--- Task statement ---
Within the records that follow, restate exactly the lines from the line with "Generate a LaTeX" down to the line with "right=2.64cm and 2.08cm", including both. Omit the pictures.
[START OF Exercise material]
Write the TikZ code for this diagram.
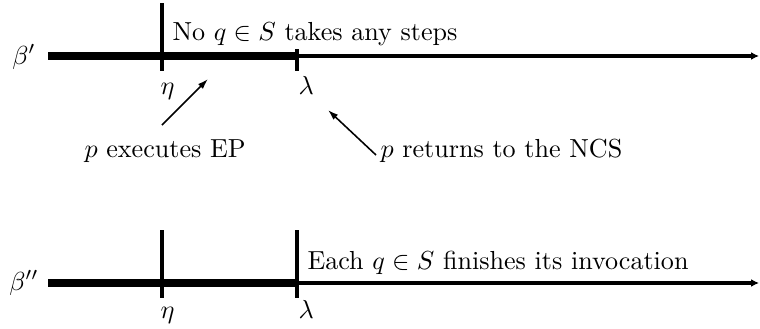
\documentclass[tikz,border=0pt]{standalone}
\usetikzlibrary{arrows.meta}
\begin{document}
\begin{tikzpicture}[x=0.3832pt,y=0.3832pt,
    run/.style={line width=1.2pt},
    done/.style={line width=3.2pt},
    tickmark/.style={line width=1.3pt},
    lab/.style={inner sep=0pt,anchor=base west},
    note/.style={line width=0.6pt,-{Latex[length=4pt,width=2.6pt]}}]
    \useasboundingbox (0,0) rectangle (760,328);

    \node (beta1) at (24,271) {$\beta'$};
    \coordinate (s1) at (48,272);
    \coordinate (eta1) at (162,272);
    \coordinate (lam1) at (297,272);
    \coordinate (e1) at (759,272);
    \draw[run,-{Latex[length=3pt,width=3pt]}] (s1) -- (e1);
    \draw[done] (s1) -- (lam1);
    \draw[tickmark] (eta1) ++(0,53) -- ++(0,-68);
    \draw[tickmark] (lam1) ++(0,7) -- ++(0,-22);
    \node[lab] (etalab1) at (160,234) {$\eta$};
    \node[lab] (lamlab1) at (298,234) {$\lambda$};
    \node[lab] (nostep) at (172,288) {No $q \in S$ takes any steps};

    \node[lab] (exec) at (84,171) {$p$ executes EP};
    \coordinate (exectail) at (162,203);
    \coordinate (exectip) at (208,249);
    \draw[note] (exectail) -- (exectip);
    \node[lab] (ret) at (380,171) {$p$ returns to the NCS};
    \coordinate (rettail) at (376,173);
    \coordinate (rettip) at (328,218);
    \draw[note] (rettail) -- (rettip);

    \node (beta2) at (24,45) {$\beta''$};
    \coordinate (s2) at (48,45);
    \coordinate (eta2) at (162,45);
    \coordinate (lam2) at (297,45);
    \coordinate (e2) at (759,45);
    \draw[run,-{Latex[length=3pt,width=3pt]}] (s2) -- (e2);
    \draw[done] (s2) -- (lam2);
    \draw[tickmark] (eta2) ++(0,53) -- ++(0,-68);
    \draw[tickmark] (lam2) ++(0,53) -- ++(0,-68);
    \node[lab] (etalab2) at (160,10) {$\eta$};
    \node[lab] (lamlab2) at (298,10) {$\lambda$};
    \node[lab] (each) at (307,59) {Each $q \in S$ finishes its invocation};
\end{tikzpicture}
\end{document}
[END OF Exercise material]
[START OF Exercise material]
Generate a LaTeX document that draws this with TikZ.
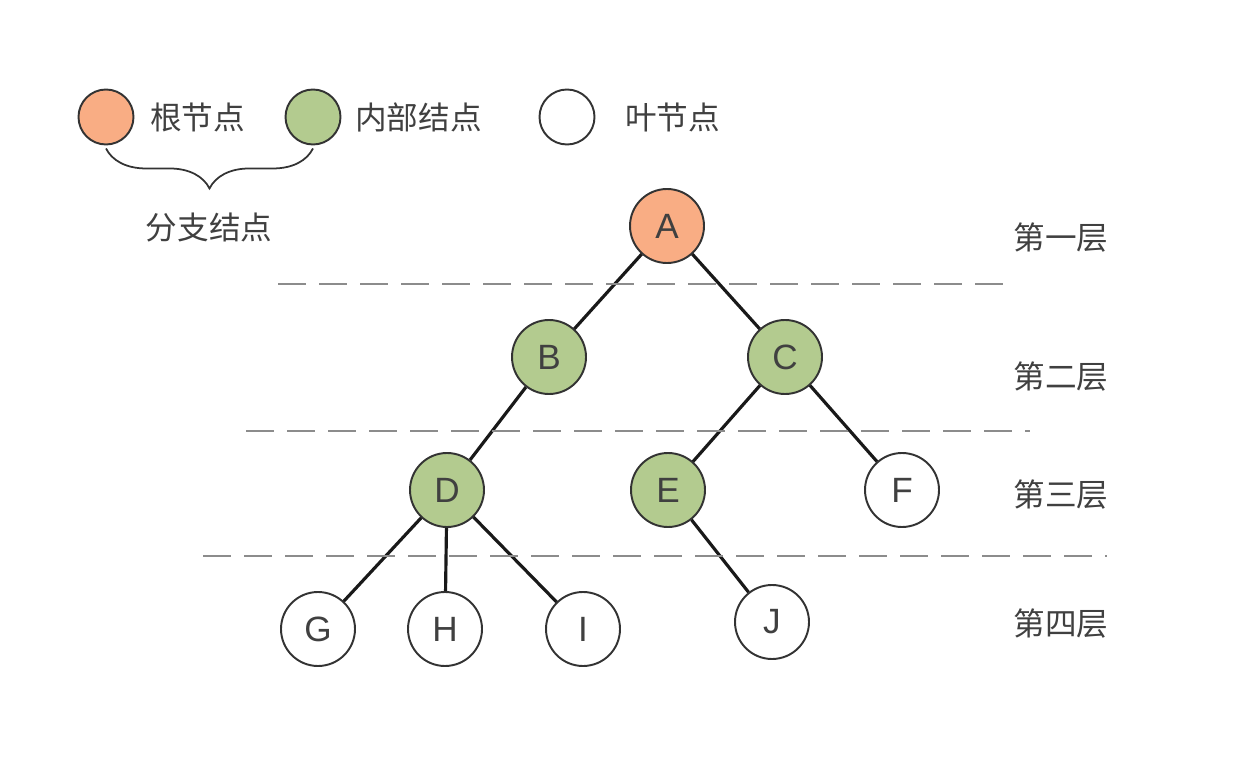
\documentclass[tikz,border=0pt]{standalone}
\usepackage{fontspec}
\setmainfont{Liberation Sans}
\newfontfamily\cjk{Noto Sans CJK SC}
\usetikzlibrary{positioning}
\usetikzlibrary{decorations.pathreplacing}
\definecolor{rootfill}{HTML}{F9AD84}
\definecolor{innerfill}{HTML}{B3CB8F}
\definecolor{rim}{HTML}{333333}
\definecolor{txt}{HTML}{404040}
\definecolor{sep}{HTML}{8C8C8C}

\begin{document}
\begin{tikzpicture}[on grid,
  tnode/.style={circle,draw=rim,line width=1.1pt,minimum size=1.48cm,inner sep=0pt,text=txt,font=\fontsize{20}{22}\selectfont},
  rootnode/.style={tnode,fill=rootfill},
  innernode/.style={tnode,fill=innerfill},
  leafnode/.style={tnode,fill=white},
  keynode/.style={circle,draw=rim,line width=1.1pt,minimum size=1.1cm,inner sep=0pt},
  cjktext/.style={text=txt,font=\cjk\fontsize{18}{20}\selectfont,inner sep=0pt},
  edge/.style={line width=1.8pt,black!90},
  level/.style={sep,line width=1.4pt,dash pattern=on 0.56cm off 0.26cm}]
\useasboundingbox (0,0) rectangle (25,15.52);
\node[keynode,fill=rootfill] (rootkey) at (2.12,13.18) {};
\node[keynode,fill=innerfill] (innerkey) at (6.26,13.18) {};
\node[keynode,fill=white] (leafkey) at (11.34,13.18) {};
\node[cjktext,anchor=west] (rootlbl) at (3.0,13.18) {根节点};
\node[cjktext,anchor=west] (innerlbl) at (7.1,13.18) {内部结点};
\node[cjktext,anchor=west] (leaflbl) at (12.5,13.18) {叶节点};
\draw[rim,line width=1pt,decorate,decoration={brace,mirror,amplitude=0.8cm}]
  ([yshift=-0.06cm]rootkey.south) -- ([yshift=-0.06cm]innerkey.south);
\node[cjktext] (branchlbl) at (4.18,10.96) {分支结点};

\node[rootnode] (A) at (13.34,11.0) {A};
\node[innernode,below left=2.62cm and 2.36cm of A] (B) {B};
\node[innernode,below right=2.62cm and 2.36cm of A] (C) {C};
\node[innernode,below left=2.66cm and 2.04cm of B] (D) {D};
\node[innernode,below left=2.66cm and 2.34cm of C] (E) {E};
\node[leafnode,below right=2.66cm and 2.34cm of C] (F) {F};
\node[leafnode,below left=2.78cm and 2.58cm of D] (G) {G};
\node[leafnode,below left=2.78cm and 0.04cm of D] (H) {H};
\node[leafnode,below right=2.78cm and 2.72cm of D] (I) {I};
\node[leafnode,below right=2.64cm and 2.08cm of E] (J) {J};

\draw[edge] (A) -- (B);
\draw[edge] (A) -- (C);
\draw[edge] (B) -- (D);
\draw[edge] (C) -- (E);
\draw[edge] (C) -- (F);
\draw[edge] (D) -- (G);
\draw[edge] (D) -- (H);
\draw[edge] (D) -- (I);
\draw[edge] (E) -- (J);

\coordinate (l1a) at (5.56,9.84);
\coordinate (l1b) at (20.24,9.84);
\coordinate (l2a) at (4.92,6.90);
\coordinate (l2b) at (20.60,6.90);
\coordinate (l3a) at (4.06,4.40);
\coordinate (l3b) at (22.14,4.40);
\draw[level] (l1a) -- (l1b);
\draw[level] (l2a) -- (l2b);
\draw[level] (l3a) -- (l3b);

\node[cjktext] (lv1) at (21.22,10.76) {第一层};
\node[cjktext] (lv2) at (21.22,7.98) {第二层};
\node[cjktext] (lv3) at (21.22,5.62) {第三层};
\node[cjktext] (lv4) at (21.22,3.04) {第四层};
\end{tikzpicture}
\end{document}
[END OF Exercise material]
--- Answer to this exercise ---
Generate a LaTeX document that draws this with TikZ.
\documentclass[tikz,border=0pt]{standalone}
\usepackage{fontspec}
\setmainfont{Liberation Sans}
\newfontfamily\cjk{Noto Sans CJK SC}
\usetikzlibrary{positioning}
\usetikzlibrary{decorations.pathreplacing}
\definecolor{rootfill}{HTML}{F9AD84}
\definecolor{innerfill}{HTML}{B3CB8F}
\definecolor{rim}{HTML}{333333}
\definecolor{txt}{HTML}{404040}
\definecolor{sep}{HTML}{8C8C8C}

\begin{document}
\begin{tikzpicture}[on grid,
  tnode/.style={circle,draw=rim,line width=1.1pt,minimum size=1.48cm,inner sep=0pt,text=txt,font=\fontsize{20}{22}\selectfont},
  rootnode/.style={tnode,fill=rootfill},
  innernode/.style={tnode,fill=innerfill},
  leafnode/.style={tnode,fill=white},
  keynode/.style={circle,draw=rim,line width=1.1pt,minimum size=1.1cm,inner sep=0pt},
  cjktext/.style={text=txt,font=\cjk\fontsize{18}{20}\selectfont,inner sep=0pt},
  edge/.style={line width=1.8pt,black!90},
  level/.style={sep,line width=1.4pt,dash pattern=on 0.56cm off 0.26cm}]
\useasboundingbox (0,0) rectangle (25,15.52);
\node[keynode,fill=rootfill] (rootkey) at (2.12,13.18) {};
\node[keynode,fill=innerfill] (innerkey) at (6.26,13.18) {};
\node[keynode,fill=white] (leafkey) at (11.34,13.18) {};
\node[cjktext,anchor=west] (rootlbl) at (3.0,13.18) {根节点};
\node[cjktext,anchor=west] (innerlbl) at (7.1,13.18) {内部结点};
\node[cjktext,anchor=west] (leaflbl) at (12.5,13.18) {叶节点};
\draw[rim,line width=1pt,decorate,decoration={brace,mirror,amplitude=0.8cm}]
  ([yshift=-0.06cm]rootkey.south) -- ([yshift=-0.06cm]innerkey.south);
\node[cjktext] (branchlbl) at (4.18,10.96) {分支结点};

\node[rootnode] (A) at (13.34,11.0) {A};
\node[innernode,below left=2.62cm and 2.36cm of A] (B) {B};
\node[innernode,below right=2.62cm and 2.36cm of A] (C) {C};
\node[innernode,below left=2.66cm and 2.04cm of B] (D) {D};
\node[innernode,below left=2.66cm and 2.34cm of C] (E) {E};
\node[leafnode,below right=2.66cm and 2.34cm of C] (F) {F};
\node[leafnode,below left=2.78cm and 2.58cm of D] (G) {G};
\node[leafnode,below left=2.78cm and 0.04cm of D] (H) {H};
\node[leafnode,below right=2.78cm and 2.72cm of D] (I) {I};
\node[leafnode,below right=2.64cm and 2.08cm of E] (J) {J};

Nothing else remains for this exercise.